É uma tragédia que retorna ao uso clássico do gênero – passa-se na via pública daquela sociedade que como nunca abandonava o âmbito privado em prol do público – como o fizera a sociedade clássica grega, cujos assuntos comuns eram decididos no espaço da ágora. A ironia está no objeto de conversação do grupo. Os graves assuntos de Estado discutidos pelos antigos são suplantados pelas picuinhas de família, os conchavos, a fofoca sobre a vida alheia. 
Porém, nem só disso é feita esta “cena de rua”. Como caldeirão social que se propõe ser, a matrona fofoqueira coexiste com o marido atencioso; assim como o homem beberrão que põe ponto final à vida da esposa divide espaço com o jovem casal de namorados que luta para se firmar na vida antes de se casar. 
O enredo de “Street Scene” conduz o tema de modo muito moderno, mesmo passados 81 anos de sua rodagem. Porque evita de revolver a vida privada dos habitantes do prédio, contentando-se por colher o que eles jogam na via pública, consegue evitar o julgamento moralizante. É um filme dissolvente como raramente encontramos nos dias de hoje, em que cineastas ainda insistem em nos impingir suas verdades embaladas em fitas douradas, esperando que nós as compremos (estou pensando naquela chatura que é o recentíssimo "Até a Eternidade", mas o leitor certamente pensará em outros). 
Para comprová-lo, basta tomarmos como exemplo a mulher morta: pouco antes de ser pega pelo marido com o amante, ela preparava de comer à jovem convalescente do andar de cima. A construção matizada de seu caráter não cessa aí. Casada com um bêbado, lança na ágora moderna questões que devem ter levado muitas mulheres daquele tempo a pensar: Basta o homem ser provedor do lar, se não dá afeto à família? Vale a pena viver sem se sentir viva? Ela acha que não; leva às últimas consequências o desejo. Sim, morre pelas mãos do marido machão. Porém, morre saciada. 

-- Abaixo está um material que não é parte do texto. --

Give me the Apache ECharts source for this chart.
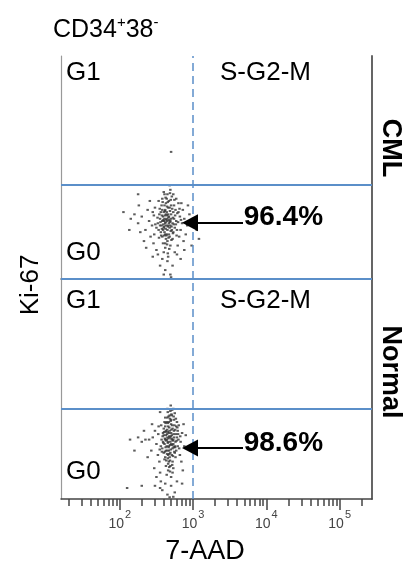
<!DOCTYPE html>
<html>
<head>
<meta charset="utf-8">
<script src="https://cdn.jsdelivr.net/npm/echarts@6/dist/echarts.min.js"></script>
<style>html,body{margin:0;padding:0;background:#fff;}#c{width:413px;height:568px;}</style>
</head>
<body>
<div id="c"></div>
<script>
// x values are log10(7-AAD), y values are Ki-67 position within each panel (0-100)
var panelNames = ['CML', 'Normal'];
var percentLabels = ['96.4%', '98.6%'];
var majorTicks = [2, 3, 4, 5];
var minorTicks = [1.301, 1.477, 1.602, 1.699, 1.778, 1.845, 1.903, 1.954,
  2.301, 2.477, 2.602, 2.699, 2.778, 2.845, 2.903, 2.954,
  3.301, 3.477, 3.602, 3.699, 3.778, 3.845, 3.903, 3.954,
  4.301, 4.477, 4.602, 4.699, 4.778, 4.845, 4.903, 4.954, 5.301];
var gateX = 3.0;
var gateY = [42.2, 40.9];
var arrowY = [25.2, 23.2];

var cmlPoints = [
[2.62,25],[2.64,27],[2.60,23],[2.66,24],[2.58,26],[2.63,29],[2.67,28],[2.61,21],[2.65,22],[2.69,26],
[2.57,24],[2.59,28],[2.68,23],[2.62,31],[2.70,29],[2.55,27],[2.64,20],[2.72,25],[2.66,32],[2.60,30],
[2.53,22],[2.71,22],[2.63,18],[2.58,19],[2.74,27],[2.56,30],[2.68,19],[2.73,30],[2.61,33],[2.67,35],
[2.52,25],[2.75,23],[2.65,17],[2.59,16],[2.70,33],[2.54,29],[2.77,26],[2.62,14],[2.69,15],[2.57,33],
[2.64,36],[2.76,31],[2.50,23],[2.72,18],[2.60,12],[2.66,10],[2.71,37],[2.58,36],[2.78,22],[2.63,24],
[2.65,26],[2.61,27],[2.67,25],[2.59,22],[2.69,24],[2.62,20],[2.64,30],[2.56,21],[2.73,21],[2.68,32],
[2.60,26],[2.66,29],[2.70,27],[2.58,31],[2.63,34],[2.55,24],[2.74,33],[2.62,16],[2.67,20],[2.65,38],
[2.635,26.5],[2.655,23.5],[2.615,28.5],[2.675,26.5],[2.595,24.5],[2.645,32.5],[2.685,30.5],[2.625,22.5],[2.705,23.5],[2.575,28.5],
[2.665,18.5],[2.715,31.5],[2.605,19.5],[2.735,24.5],[2.555,25.5],[2.695,35.5],[2.645,15.5],[2.755,28.5],[2.585,34.5],[2.625,36.5],
[2.725,20.5],[2.565,19.5],[2.675,13.5],[2.785,29.5],[2.545,31.5],[2.765,24.5],[2.615,30.5],[2.655,34.5],[2.695,21.5],[2.635,19.5],
[2.595,26.5],[2.745,35.5],[2.705,17.5],[2.575,22.5],[2.665,27.5],[2.685,25.5],[2.625,25.5],[2.645,28.5],[2.605,23.5],[2.725,27.5],
[2.515,27.5],[2.795,25.5],[2.815,31.5],[2.835,26.5],[2.485,24.5],[2.465,28.5],[2.535,18.5],[2.775,19.5],[2.655,11.5],[2.685,38.5],
[2.48,32],[2.60,39],[2.73,38],[2.80,34],[2.53,35],[2.69,40],[2.77,36],[2.45,30],
[2.82,28],[2.85,25],[2.80,30],[2.88,27],[2.83,22],[2.92,24],[2.86,31],[2.81,19],[2.95,29],[2.90,20],
[2.84,34],[2.97,25],[3.00,27],[2.87,17],[2.93,33],[2.79,15],[3.05,22],[3.08,18],[2.98,15],
[2.40,26],[2.35,22],[2.42,19],[2.30,28],[2.25,25],[2.38,31],[2.44,24],[2.33,17],[2.20,29],[2.47,20],
[2.28,21],[2.05,30],[2.15,27],[2.36,14],[2.46,16],[2.41,35],[2.26,33],[2.50,13],[2.13,22],
[2.65,8],[2.72,6],[2.58,9],[2.78,11],[2.62,4],[2.69,2],[2.75,12],[2.52,11],[2.83,9],[2.55,6],
[2.70,0.8],[2.88,13],[2.45,10],[2.60,2],
[2.70,57],[2.25,38],[2.61,38],[2.68,42]
];

var normalPoints = [
[2.66,26],[2.68,28],[2.64,24],[2.70,25],[2.62,27],[2.67,30],[2.71,29],[2.65,22],[2.69,21],[2.73,27],
[2.61,25],[2.63,31],[2.72,23],[2.66,33],[2.74,31],[2.60,29],[2.68,19],[2.76,26],[2.70,34],[2.64,35],
[2.58,23],[2.75,21],[2.67,17],[2.62,19],[2.78,28],[2.60,32],[2.72,17],[2.77,33],[2.65,37],[2.71,38],
[2.57,27],[2.79,24],[2.69,15],[2.63,15],[2.74,36],[2.59,30],[2.80,27],[2.66,13],[2.73,14],[2.61,35],
[2.68,38],[2.79,31],[2.56,24],[2.76,19],[2.64,11],[2.70,10],[2.75,39],[2.62,37],[2.81,23],[2.67,24],
[2.69,26],[2.65,28],[2.71,27],[2.63,22],[2.73,25],[2.66,20],[2.68,31],[2.60,21],[2.77,22],[2.72,32],
[2.64,27],[2.70,30],[2.74,28],[2.62,33],[2.67,35],[2.59,26],[2.78,35],[2.66,16],[2.71,20],[2.69,40],
[2.65,41],[2.73,41],[2.70,36],[2.63,29],[2.67,22],[2.75,24],[2.61,18],[2.72,12],
[2.665,27.5],[2.685,24.5],[2.645,29.5],[2.705,27.5],[2.625,23.5],[2.675,32.5],[2.715,33.5],[2.655,25.5],[2.695,22.5],[2.735,29.5],
[2.615,27.5],[2.655,34.5],[2.725,26.5],[2.665,37.5],[2.745,33.5],[2.605,30.5],[2.685,17.5],[2.765,29.5],[2.705,38.5],[2.645,20.5],
[2.595,25.5],[2.755,23.5],[2.675,14.5],[2.635,17.5],[2.785,32.5],[2.625,34.5],[2.715,15.5],[2.765,36.5],[2.655,39.5],[2.695,42.5],
[2.585,28.5],[2.775,26.5],[2.685,12.5],[2.645,31.5],[2.735,37.5],[2.615,21.5],[2.795,29.5],[2.675,20.5],[2.725,19.5],[2.635,26.5],
[2.695,35.5],[2.755,31.5],[2.575,21.5],[2.745,21.5],[2.665,23.5],[2.705,31.5],[2.675,28.5],[2.655,30.5],[2.715,24.5],[2.685,36.5],
[2.625,30.5],[2.735,23.5],[2.695,28.5],[2.655,18.5],[2.715,40.5],[2.565,33.5],[2.805,33.5],[2.825,28.5],[2.525,29.5],[2.545,22.5],
[2.83,26],[2.85,30],[2.82,20],[2.87,34],[2.84,17],[2.88,24],[2.90,29],[2.86,13],
[2.50,25],[2.45,28],[2.52,20],[2.40,27],[2.48,31],[2.54,17],[2.43,22],[2.35,27],[2.30,26],[2.25,28],
[2.14,27],[2.20,22],[2.47,14],[2.55,12],[2.38,19],[2.53,33],[2.44,34],[2.33,31],[2.56,8],[2.50,10],
[2.62,7],[2.70,6],[2.58,4],[2.75,3],[2.65,2],[2.78,8],[2.55,5],[2.48,6],[2.30,6],[2.10,5],
[2.85,7],[2.68,0.8],[2.73,1],
[2.55,39.5]
];

var XMIN = 1.198, XMAX = 5.441;
var FONT = 'Liberation Sans';
var BLUE = '#5b8fc9';

function panelMarkLine(i, withTop) {
  var data = [
    {yAxis: gateY[i], lineStyle: {color: BLUE, width: 2, type: 'solid'}},
    {xAxis: gateX, lineStyle: {color: BLUE, width: 1.5, type: [8, 5]}},
    [
      {coord: [3.681, arrowY[i]], symbol: 'none'},
      {coord: [2.958, arrowY[i]], symbol: 'triangle', symbolSize: [17, 16]}
    ]
  ];
  if (withTop) data.unshift({yAxis: 100, lineStyle: {color: BLUE, width: 2, type: 'solid'}});
  return {
    silent: true, symbol: ['none', 'none'], label: {show: false},
    lineStyle: {color: '#000', width: 2, type: 'solid'},
    itemStyle: {color: '#000'},
    emphasis: {disabled: true},
    animation: false,
    data: data
  };
}

function panelMarkPoint(i) {
  return {
    silent: true, symbol: 'circle', symbolSize: 0, animation: false,
    label: {show: true, position: 'right', distance: 0, formatter: percentLabels[i],
      fontFamily: FONT, fontWeight: 'bold', fontSize: 28, color: '#000'},
    data: [{coord: [3.69, arrowY[i] + 2.3]}]
  };
}

var chart = echarts.init(document.getElementById('c'), null, {renderer: 'canvas'});

var hiddenY = {type: 'value', min: 0, max: 100, axisTick: {show: false}, axisLabel: {show: false}, splitLine: {show: false}};

var option = {
  animation: false,
  textStyle: {fontFamily: FONT},
  grid: [
    {left: 61, top: 56, width: 311, height: 223},
    {left: 61, top: 279, width: 311, height: 220}
  ],
  xAxis: [
    {gridIndex: 0, type: 'value', min: XMIN, max: XMAX, position: 'top',
      axisLine: {show: true, lineStyle: {color: '#555', width: 1.5}},
      axisTick: {show: false}, axisLabel: {show: false}, splitLine: {show: false}},
    {gridIndex: 1, type: 'value', min: XMIN, max: XMAX, position: 'bottom',
      axisLine: {show: true, onZero: false, lineStyle: {color: '#444', width: 1.5}},
      axisTick: {show: true, customValues: majorTicks, length: 11, lineStyle: {color: '#444', width: 1.5}},
      axisLabel: {show: true, customValues: majorTicks, margin: 10, fontSize: 14,
        formatter: function (v) { return '{b|10}{s|' + Math.round(v) + '}'; },
        rich: {
          b: {fontSize: 14, color: '#444', fontFamily: FONT, lineHeight: 22, verticalAlign: 'bottom'},
          s: {fontSize: 11, color: '#444', fontFamily: FONT, lineHeight: 22, verticalAlign: 'top', padding: [0, 0, 0, 1]}
        }},
      splitLine: {show: false}},
    {gridIndex: 1, type: 'value', min: XMIN, max: XMAX, position: 'bottom',
      axisLine: {show: false, onZero: false},
      axisTick: {show: true, customValues: minorTicks, length: 7, lineStyle: {color: '#444', width: 1.5}},
      axisLabel: {show: false}, splitLine: {show: false}}
  ],
  yAxis: [
    Object.assign({gridIndex: 0, position: 'left', axisLine: {show: true, lineStyle: {color: '#999', width: 1.2}}}, hiddenY),
    Object.assign({gridIndex: 0, position: 'right', axisLine: {show: true, lineStyle: {color: '#555', width: 1.8}}}, hiddenY),
    Object.assign({gridIndex: 1, position: 'left', axisLine: {show: true, lineStyle: {color: '#999', width: 1.2}}}, hiddenY),
    Object.assign({gridIndex: 1, position: 'right', axisLine: {show: true, lineStyle: {color: '#555', width: 1.8}}}, hiddenY)
  ],
  series: [
    {type: 'scatter', name: panelNames[0], xAxisIndex: 0, yAxisIndex: 0, data: cmlPoints,
      symbol: 'rect', symbolSize: [2.5, 2], itemStyle: {color: '#333'}, silent: true,
      markLine: panelMarkLine(0, false), markPoint: panelMarkPoint(0)},
    {type: 'scatter', name: panelNames[1], xAxisIndex: 1, yAxisIndex: 2, data: normalPoints,
      symbol: 'rect', symbolSize: [2.5, 2], itemStyle: {color: '#333'}, silent: true,
      markLine: panelMarkLine(1, true), markPoint: panelMarkPoint(1)}
  ],
  graphic: [
    {type: 'text', x: 53, y: 29, style: {text: '{a|CD34}{s|+}{a|38}{s|-}', verticalAlign: 'middle', fill: '#000',
      rich: {a: {fontSize: 25, fontFamily: FONT, lineHeight: 28, verticalAlign: 'bottom'},
             s: {fontSize: 15, fontFamily: FONT, lineHeight: 28, verticalAlign: 'top'}}}},
    {type: 'text', x: 66, y: 73, style: {text: 'G1', fontSize: 26, fontFamily: FONT, fill: '#000', verticalAlign: 'middle'}},
    {type: 'text', x: 220, y: 73, style: {text: 'S-G2-M', fontSize: 26, fontFamily: FONT, fill: '#000', verticalAlign: 'middle'}},
    {type: 'text', x: 66, y: 253, style: {text: 'G0', fontSize: 26, fontFamily: FONT, fill: '#000', verticalAlign: 'middle'}},
    {type: 'text', x: 66, y: 301, style: {text: 'G1', fontSize: 26, fontFamily: FONT, fill: '#000', verticalAlign: 'middle'}},
    {type: 'text', x: 220, y: 301, style: {text: 'S-G2-M', fontSize: 26, fontFamily: FONT, fill: '#000', verticalAlign: 'middle'}},
    {type: 'text', x: 66, y: 472, style: {text: 'G0', fontSize: 26, fontFamily: FONT, fill: '#000', verticalAlign: 'middle'}},
    {type: 'text', x: 31, y: 285, rotation: Math.PI / 2, style: {text: 'Ki-67', fontSize: 26, fontFamily: FONT, fill: '#000', align: 'center', verticalAlign: 'middle'}},
    {type: 'text', x: 205, y: 552, style: {text: '7-AAD', fontSize: 27, fontFamily: FONT, fill: '#000', align: 'center', verticalAlign: 'middle'}},
    {type: 'text', x: 390, y: 148, rotation: -Math.PI / 2, style: {text: panelNames[0], fontSize: 27, fontWeight: 'bold', fontFamily: FONT, fill: '#000', align: 'center', verticalAlign: 'middle'}},
    {type: 'text', x: 390, y: 372, rotation: -Math.PI / 2, style: {text: panelNames[1], fontSize: 27, fontWeight: 'bold', fontFamily: FONT, fill: '#000', align: 'center', verticalAlign: 'middle'}}
  ]
};
chart.setOption(option);
</script>
</body>
</html>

Do mesmo matiz beneficia-se a personagem da protagonista Sílvia Sidney (ótima), filha da mulher assassinada; jovenzinha dividida entre a proposta tentadora do patrão e o encantamento do primeiro amor, entre o respeito paterno e o amor à mãe. É de todas a personagem mais trágica. Sua partida da cena e de N.Y., sozinha, tem algo da partida de Édipo da cidade de Tebas. “De certa forma eu sabia que isso aconteceria.”, ela diz. A diferença é que não temos aqui o infalível “Destino” prenunciado do personagem de Sófocles, mas sim o resultado de uma imposição mesquinha da sociedade machista. King Vidor sabia o que denunciava. Anos depois ele proporcionará à Barbara Stanwyck o papel de sua carreira: a mãe Stella Dallas, do filme homônimo (de 1937); um filme de sensibilidade toda feminina.